The following three parts of the collection map continuities and resistances to the cultural nationalism of the previous decades as successive generations seek to broaden understandings of New Zealand literature. Part III covers 1950–72, Part IV 1972–90, Part V 1990–2014. Topics include the renaissance of Māori literature with Witi Ihimaera becoming the first published Māori novelist in 1972; the development of contemporary New Zealand theatre; new reading publics; children’s literature; and global markets.

Katherine Mansfield 280Katherine Mansfield
(photograph from Archives New Zealand via Wikimedia Commons)
The self-contained quality of each chapter makes the collection ideal for dipping into, and the high standard of the writing makes each instance especially rewarding. The 4,000-word chapter length ensures some depth, which is satisfying in terms of content and because it also allows the distinctiveness of each critical voice to be heard. There is also much to be gained from reading the collection cover to cover, drawing the threads of recurring preoccupations, drives, and anxieties articulated by both creative and critical writers, and speculating on what might be shared and distinctive habits of thought and language. Perhaps principal among the distinctive qualities is the strong sense of a bicultural literary culture which is not confined to chapters on specific Pākehā (European) and Māori writers but emerges as a wider collective understanding of New Zealand literature and society. This perspective is explicitly considered and embedded in linguistic patterns and rhetorical turns, which we find, for instance, in discussions of metaphor. Considering shifts to promote the distinguishing features of ‘Maoriland’ [an Australian coinage] in the early-twentieth century, Jane Stafford observes that, as it is ‘[t]oo insecure to stand alone, much of this language works through simile and contrast – nothing is, it is always like, or better than’. Later in the collection, Alice Te Punga Somerville discusses the range of English language and te reo Māori, as well as bilingual and translated works published in the magazine Te Ao Hou/The New World between 1952 and 1975. She, too, identifies the way metaphor indicates the negotiation of place and belonging. In the te reo Māori description of the magazine, it is a marae ‘gathering place’, but when translated into English it becomes ‘like a marae’. In the post-colonial context, this small rhetorical distinction carries the full freight of difference between Indigenous and settler cultures and their respective relationships to home and community.

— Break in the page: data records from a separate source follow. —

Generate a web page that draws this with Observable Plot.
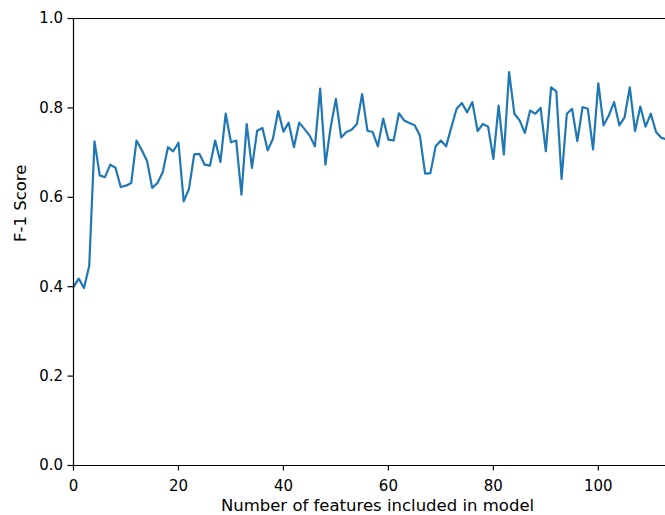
<!DOCTYPE html>
<html>
<head>
<meta charset="utf-8">
<script src="https://cdn.jsdelivr.net/npm/d3@7"></script>
<script src="https://cdn.jsdelivr.net/npm/@observablehq/plot@0.6"></script>
<style>
  html, body { margin: 0; padding: 0; background: #fff; overflow: hidden; }
  svg { display: block; }
</style>
</head>
<body>
<div id="chart"></div>
<script>
const featureCounts = d3.range(0, 114);
const f1Scores = [
  0.399, 0.418, 0.397, 0.447, 0.725, 0.649, 0.645, 0.673, 0.666, 0.623,
  0.626, 0.632, 0.727, 0.706, 0.682, 0.621, 0.632, 0.656, 0.712, 0.703,
  0.722, 0.591, 0.619, 0.696, 0.697, 0.673, 0.671, 0.727, 0.679, 0.787,
  0.723, 0.727, 0.606, 0.764, 0.666, 0.749, 0.755, 0.705, 0.731, 0.793,
  0.747, 0.767, 0.712, 0.767, 0.753, 0.738, 0.714, 0.843, 0.673, 0.757,
  0.820, 0.734, 0.746, 0.751, 0.764, 0.831, 0.749, 0.746, 0.714, 0.776,
  0.729, 0.727, 0.788, 0.772, 0.766, 0.761, 0.738, 0.653, 0.654, 0.714,
  0.727, 0.714, 0.757, 0.798, 0.811, 0.790, 0.813, 0.748, 0.764, 0.758,
  0.686, 0.805, 0.696, 0.880, 0.787, 0.772, 0.744, 0.794, 0.787, 0.800,
  0.703, 0.846, 0.837, 0.641, 0.787, 0.798, 0.726, 0.802, 0.798, 0.707,
  0.855, 0.761, 0.783, 0.813, 0.761, 0.779, 0.846, 0.748, 0.803, 0.758,
  0.787, 0.746, 0.733, 0.730
];
const xTicks = [0, 20, 40, 60, 80, 100];
const yTicks = [0, 0.2, 0.4, 0.6, 0.8, 1.0];
const xLabel = "Number of features included in model";
const yLabel = "F-1 Score";

const data = featureCounts.map((n, i) => ({n, f1: f1Scores[i]}));

const chart = Plot.plot({
  width: 665,
  height: 515,
  marginLeft: 73,
  marginRight: 0,
  marginTop: 18,
  marginBottom: 50,
  style: {fontFamily: "DejaVu Sans", fontSize: "15px", color: "#000", background: "#fff"},
  x: {domain: [0, 112.8]},
  y: {domain: [0, 1]},
  marks: [
    Plot.line(data, {x: "n", y: "f1", stroke: "#1f77b4", strokeWidth: 2.2, clip: true}),
    Plot.ruleY([0, 1], {stroke: "#000", strokeWidth: 1.2}),
    Plot.ruleX([0], {stroke: "#000", strokeWidth: 1.2}),
    Plot.axisX({ticks: xTicks, tickSize: 5.5, tickPadding: 9, label: null, tickFormat: d3.format("d"), strokeWidth: 1.2}),
    Plot.axisY({ticks: yTicks, tickSize: 5.5, tickPadding: 5, label: null, tickFormat: d3.format(".1f"), strokeWidth: 1.2}),
    Plot.text([xLabel], {frameAnchor: "bottom", dy: 45, dx: 8, fontSize: 16.5, fill: "#000"}),
    Plot.text([yLabel], {frameAnchor: "left", dx: -53, rotate: -90, fontSize: 16.5, fill: "#000"})
  ]
});
document.getElementById("chart").appendChild(chart);
</script>
</body>
</html>
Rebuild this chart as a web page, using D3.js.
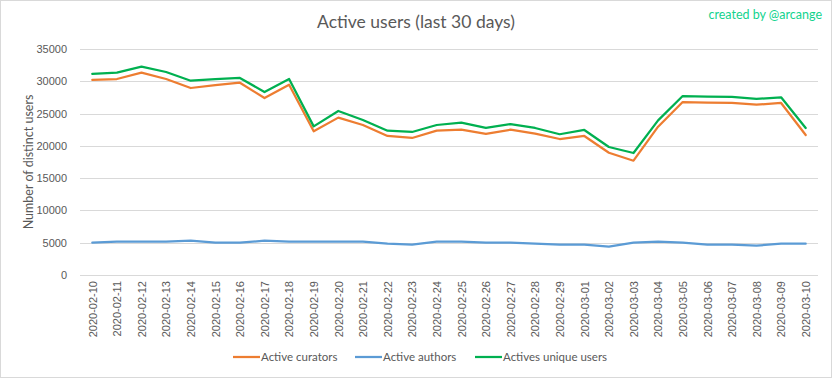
<!DOCTYPE html>
<html><head><meta charset="utf-8">
<script src="https://cdn.jsdelivr.net/npm/d3@7"></script>
<style>
html,body{margin:0;padding:0;background:#fff;}
svg{display:block;font-family:Lato, "Open Sans", sans-serif;}
</style></head>
<body>
<svg id="chart" width="833" height="379"></svg>
<script>
const dates = ["2020-02-10","2020-02-11","2020-02-12","2020-02-13","2020-02-14","2020-02-15","2020-02-16","2020-02-17","2020-02-18","2020-02-19","2020-02-20","2020-02-21","2020-02-22","2020-02-23","2020-02-24","2020-02-25","2020-02-26","2020-02-27","2020-02-28","2020-02-29","2020-03-01","2020-03-02","2020-03-03","2020-03-04","2020-03-05","2020-03-06","2020-03-07","2020-03-08","2020-03-09","2020-03-10"];
const curators = [30200,30350,31330,30350,28960,29420,29780,27410,29470,22250,24370,23230,21530,21220,22350,22500,21840,22500,21890,21060,21530,18940,17700,22970,26790,26690,26640,26380,26640,21680];
const authors = [5000,5160,5160,5160,5310,5000,5000,5310,5160,5160,5160,5160,4850,4700,5160,5160,5000,5000,4850,4700,4700,4380,5000,5160,5000,4700,4700,4540,4850,4850];
const uniques = [31150,31330,32260,31440,30090,30350,30510,28340,30350,23020,25400,24000,22350,22150,23230,23590,22770,23380,22770,21800,22460,19820,18890,23950,27720,27620,27570,27260,27520,22770];
const yTicks = [0,5000,10000,15000,20000,25000,30000,35000];
const seriesNames = ["Active curators","Active authors","Actives unique users"];
const seriesColors = ["#ED7D31","#5B9BD5","#00B050"];

const svg = d3.select("#chart");
const plot = {left:80, right:818, top:49, bottom:275};

svg.append("rect").attr("x",0.5).attr("y",0.5).attr("width",831).attr("height",377)
  .attr("fill","#fff").attr("stroke","#D9D9D9");

const x = d3.scalePoint().domain(dates).range([plot.left, plot.right]).padding(0.5);
const y = d3.scaleLinear().domain([0,35000]).range([plot.bottom, plot.top]);

// gridlines
svg.append("g").selectAll("line").data(yTicks).join("line")
  .attr("x1",plot.left).attr("x2",plot.right)
  .attr("y1",d=>Math.round(y(d))+0.5).attr("y2",d=>Math.round(y(d))+0.5)
  .attr("stroke","#D9D9D9").attr("stroke-width",1);

// y axis labels
const yAxis = d3.axisLeft(y).tickValues(yTicks).tickSize(0).tickPadding(0).tickFormat(d3.format("d"));
const yg = svg.append("g").attr("transform",`translate(${67},0)`).call(yAxis);
yg.select(".domain").remove();
yg.selectAll("text").attr("fill","#595959").style("font-size","11px");

// x axis labels
const xAxis = d3.axisBottom(x).tickSize(0).tickPadding(0);
const xg = svg.append("g").attr("transform",`translate(0,${plot.bottom})`).call(xAxis);
xg.select(".domain").remove();
xg.selectAll("text").attr("fill","#595959").style("font-size","11px")
  .attr("text-anchor","end").attr("dy","0.35em")
  .attr("transform","translate(0,6) rotate(-90)").attr("x",0).attr("y",0);

// lines
const line = d3.line().x((d,i)=>x(dates[i])).y(d=>y(d));
[curators, authors, uniques].forEach((s,k)=>{
  svg.append("path").datum(s).attr("d",line).attr("fill","none")
    .attr("stroke",seriesColors[k]).attr("stroke-width",2.25)
    .attr("stroke-linejoin","round").attr("stroke-linecap","round");
});

// title
svg.append("text").attr("x",416).attr("y",28).attr("text-anchor","middle")
  .attr("fill","#595959").style("font-size","17.5px").text("Active users (last 30 days)");

// watermark
svg.append("text").attr("x",822).attr("y",19).attr("text-anchor","end")
  .attr("fill","#12D38E").style("font-size","12.5px").text("created by @arcange");

// y title
svg.append("text").attr("transform","translate(33,162) rotate(-90)").attr("text-anchor","middle")
  .attr("fill","#595959").style("font-size","12.5px").text("Number of distinct users");

// legend
const legX = [233, 355, 475];
seriesNames.forEach((n,k)=>{
  const g = svg.append("g").attr("transform",`translate(${legX[k]},357)`);
  g.append("line").attr("x1",0).attr("x2",27).attr("y1",0).attr("y2",0)
    .attr("stroke",seriesColors[k]).attr("stroke-width",2.25);
  g.append("text").attr("x",28).attr("y",0).attr("dy","0.35em")
    .attr("fill","#595959").style("font-size","11.5px").text(n);
});
</script>
</body></html>
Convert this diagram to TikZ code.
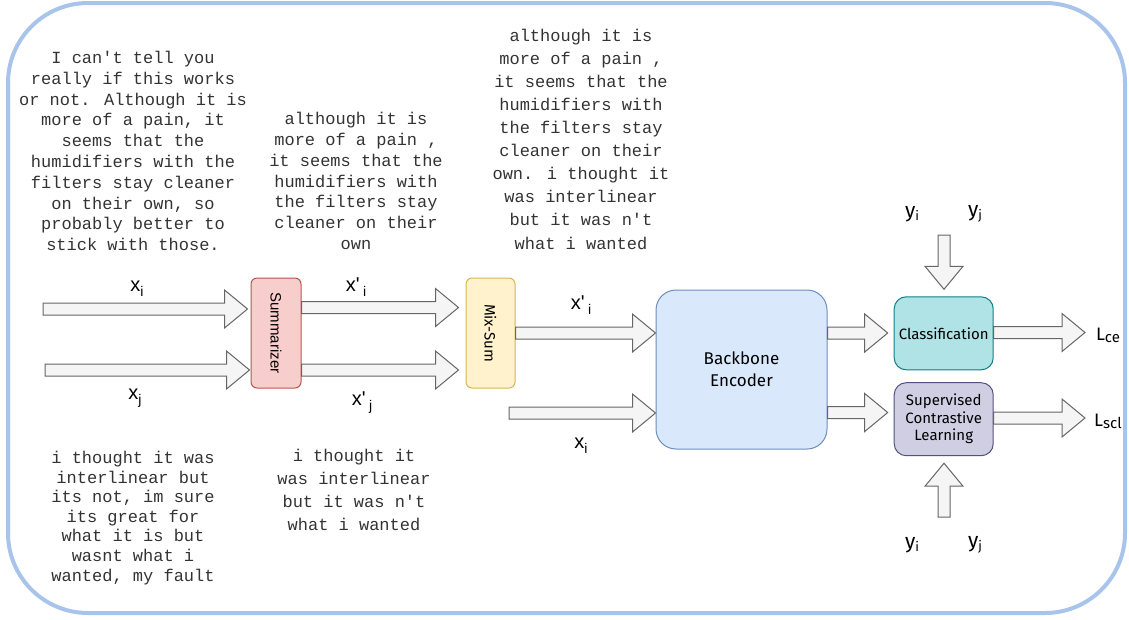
\documentclass[tikz,border=0pt]{standalone}
\usepackage{fontspec}
\setmainfont{Liberation Sans}
\newfontfamily\monof{Liberation Mono}
\newfontfamily\comicf{Fira Sans}
\usetikzlibrary{calc}
\definecolor{framec}{HTML}{A9C4EB}
\definecolor{arrfill}{HTML}{F5F5F5}
\definecolor{arrdraw}{HTML}{666666}
\definecolor{sumfill}{HTML}{F8CECC}\definecolor{sumdraw}{HTML}{B85450}
\definecolor{mixfill}{HTML}{FFF2CC}\definecolor{mixdraw}{HTML}{D6B656}
\definecolor{encfill}{HTML}{DAE8FC}\definecolor{encdraw}{HTML}{6C8EBF}
\definecolor{clsfill}{HTML}{B0E3E6}\definecolor{clsdraw}{HTML}{0E8088}
\definecolor{sclfill}{HTML}{D0CEE2}\definecolor{scldraw}{HTML}{56517E}
\definecolor{txt}{HTML}{333333}
\newcommand{\harr}[2]{\path[barrow] let \p1=(#1), \p2=(#2) in
  (\x1,\y1-6pt) -- (\x2-23pt,\y1-6pt) -- (\x2-23pt,\y1-19pt) -- (\x2,\y1)
  -- (\x2-23pt,\y1+19pt) -- (\x2-23pt,\y1+6pt) -- (\x1,\y1+6pt) -- cycle;}
\newcommand{\dnarr}[2]{\path[barrow] let \p1=(#1), \p2=(#2) in
  (\x1-6pt,\y1) -- (\x1-6pt,\y2+23pt) -- (\x1-19pt,\y2+23pt) -- (\x1,\y2)
  -- (\x1+19pt,\y2+23pt) -- (\x1+6pt,\y2+23pt) -- (\x1+6pt,\y1) -- cycle;}
\newcommand{\uparr}[2]{\path[barrow] let \p1=(#1), \p2=(#2) in
  (\x1-6pt,\y1) -- (\x1-6pt,\y2-23pt) -- (\x1-19pt,\y2-23pt) -- (\x1,\y2)
  -- (\x1+19pt,\y2-23pt) -- (\x1+6pt,\y2-23pt) -- (\x1+6pt,\y1) -- cycle;}
\newcommand{\sbx}[1]{\raisebox{-5pt}{\fontsize{14}{14}\selectfont #1}}
\newcommand{\sby}[1]{\raisebox{-3pt}{\fontsize{13}{13}\selectfont #1}}
\newcommand{\sbl}[1]{\raisebox{-2pt}{\fontsize{15}{15}\selectfont #1}}
\begin{document}
\begin{tikzpicture}[x=1pt,y=-1pt,
  barrow/.style={fill=arrfill,draw=arrdraw,line width=1pt,line join=miter},
  box/.style={line width=1pt,inner sep=0pt,align=center,text=black},
  mtext/.style={inner sep=0pt,align=center,text=txt},
  xlab/.style={inner sep=0pt,font=\fontsize{20}{20}\selectfont},
  ylab/.style={inner sep=0pt,font=\comicf\fontsize{21}{21}\selectfont},
  llab/.style={inner sep=0pt,font=\comicf\fontsize{18}{18}\selectfont}]
\useasboundingbox (0,0) rectangle (1129,619);
\draw[framec,line width=4pt,rounded corners=80pt] (8,3) rectangle (1125,613);

% texts
\node[mtext,font=\monof\fontsize{17}{20.8}\selectfont] (t1) at (133,151)
 {I can\textquotesingle t tell you\\really if this works\\or not. Although it is\\more of a pain, it\\seems that the\\humidifiers with the\\filters stay cleaner\\on their own, so\\probably better to\\stick with those.};
\node[mtext,font=\monof\fontsize{17}{20.8}\selectfont] (t2) at (356,181)
 {although it is\\more of a pain ,\\it seems that the\\humidifiers with\\the filters stay\\cleaner on their\\own};
\node[mtext,font=\monof\fontsize{17}{23.1}\selectfont] (t3) at (581,139)
 {although it is\\more of a pain ,\\it seems that the\\humidifiers with\\the filters stay\\cleaner on their\\own. i thought it\\was interlinear\\but it was n\textquotesingle t\\what i wanted};
\node[mtext,font=\monof\fontsize{17}{19.55}\selectfont] (t4) at (133,518)
 {i thought it was\\interlinear but\\its not, im sure\\its great for\\what it is but\\wasnt what i\\wanted, my fault};
\node[mtext,font=\monof\fontsize{17}{23}\selectfont] (t5) at (354,489.5)
 {i thought it\\was interlinear\\but it was n\textquotesingle t\\what i wanted};

% boxes
\node[box,fill=sumfill,draw=sumdraw,rounded corners=6pt,minimum width=50pt,minimum height=110pt,font=\fontsize{15}{15}\selectfont] (sum) at (276,333) {\rotatebox{-90}{Summarizer}};
\node[box,fill=mixfill,draw=mixdraw,rounded corners=6pt,minimum width=49pt,minimum height=110pt,font=\comicf\fontsize{15}{15}\selectfont] (mix) at (490.5,333) {\rotatebox{-90}{Mix-Sum}};
\node[box,fill=encfill,draw=encdraw,rounded corners=20pt,minimum width=171pt,minimum height=159pt,font=\comicf\fontsize{17}{21.7}\selectfont] (enc) at (741.5,369.5) {Backbone\\Encoder};
\node[box,fill=clsfill,draw=clsdraw,rounded corners=12pt,minimum width=99pt,minimum height=73pt,font=\comicf\fontsize{15}{17.5}\selectfont] (cls) at (943.7,333.3) {Classification};
\node[box,fill=sclfill,draw=scldraw,rounded corners=12pt,minimum width=99pt,minimum height=73pt,font=\comicf\fontsize{15}{17.5}\selectfont] (scl) at (943.7,419.2) {Supervised\\Contrastive\\Learning};

% arrow end points
\coordinate (a1s) at (43,309);
\coordinate (a1e) at ($(sum.west |- a1s)+(-3,0)$);
\coordinate (a2s) at (45,370);
\coordinate (a2e) at ($(sum.west |- a2s)+(-1,0)$);
\coordinate (a3s) at (sum.east |- 0,307.5);
\coordinate (a3e) at ($(mix.west |- a3s)+(-7,0)$);
\coordinate (a4s) at (sum.east |- 0,370);
\coordinate (a4e) at ($(mix.west |- a4s)+(-7,0)$);
\coordinate (a5s) at (mix.east |- 0,333);
\coordinate (a5e) at (enc.west |- a5s);
\coordinate (a6s) at (509,413);
\coordinate (a6e) at (enc.west |- a6s);
\coordinate (a7s) at (enc.east |- 0,333);
\coordinate (a7e) at ($(cls.west |- a7s)+(-6,0)$);
\coordinate (a8s) at (enc.east |- 0,412.5);
\coordinate (a8e) at ($(scl.west |- a8s)+(-6,0)$);
\coordinate (a9s) at (cls.east |- 0,332.5);
\coordinate (a9e) at (1085,332.5);
\coordinate (a10s) at (scl.east |- 0,418);
\coordinate (a10e) at (1085,418);
\coordinate (a11s) at (944,235);
\coordinate (a11e) at ($(cls.north)+(0,-7)$);
\coordinate (a12s) at (944,517);
\coordinate (a12e) at ($(scl.south)+(0,7)$);

\harr{a1s}{a1e}
\harr{a2s}{a2e}
\harr{a3s}{a3e}
\harr{a4s}{a4e}
\harr{a5s}{a5e}
\harr{a6s}{a6e}
\harr{a7s}{a7e}
\harr{a8s}{a8e}
\harr{a9s}{a9e}
\harr{a10s}{a10e}
\dnarr{a11s}{a11e}
\uparr{a12s}{a12e}

% labels
\node[xlab] (lx1) at (137,289) {x\sbx{i}};
\node[xlab] (lx2) at (135,398) {x\sbx{j}};
\node[xlab] (lx3) at (356,287) {x\textquotesingle\,\sbx{i}};
\node[xlab] (lx4) at (362,403) {x\textquotesingle\,\sbx{j}};
\node[xlab] (lx5) at (581,305) {x\textquotesingle\,\sbx{i}};
\node[xlab] (lx6) at (581,446) {x\sbx{i}};
\node[ylab] (ly1) at (912,214) {y\sby{i}};
\node[ylab] (ly2) at (975,214) {y\sby{j}};
\node[ylab] (ly3) at (912,545) {y\sby{i}};
\node[ylab] (ly4) at (975,545) {y\sby{j}};
\node[llab] (lce) at (1108,335) {L\sbl{ce}};
\node[llab] (lscl) at (1108,421) {L\sbl{scl}};
\end{tikzpicture}
\end{document}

The title ‘Te Ao Hou’ signals another key theme of this collection, namely a preoccupation with ‘new beginnings’. In numerous ways, this is a commonplace of colonial literatures, as all colonies are, by definition, new beginnings. This is not to diminish the particular and ongoing beginnings of New Zealand writing. The predominant impression of contemporary New Zealand writing and literary culture generated by this collection is one of a conscious interior focus with strong regional networks. Yet this sits easily with its ‘postcolonial postmodernity’ and its myriad, distinctive expressions of an original, fractured worldliness.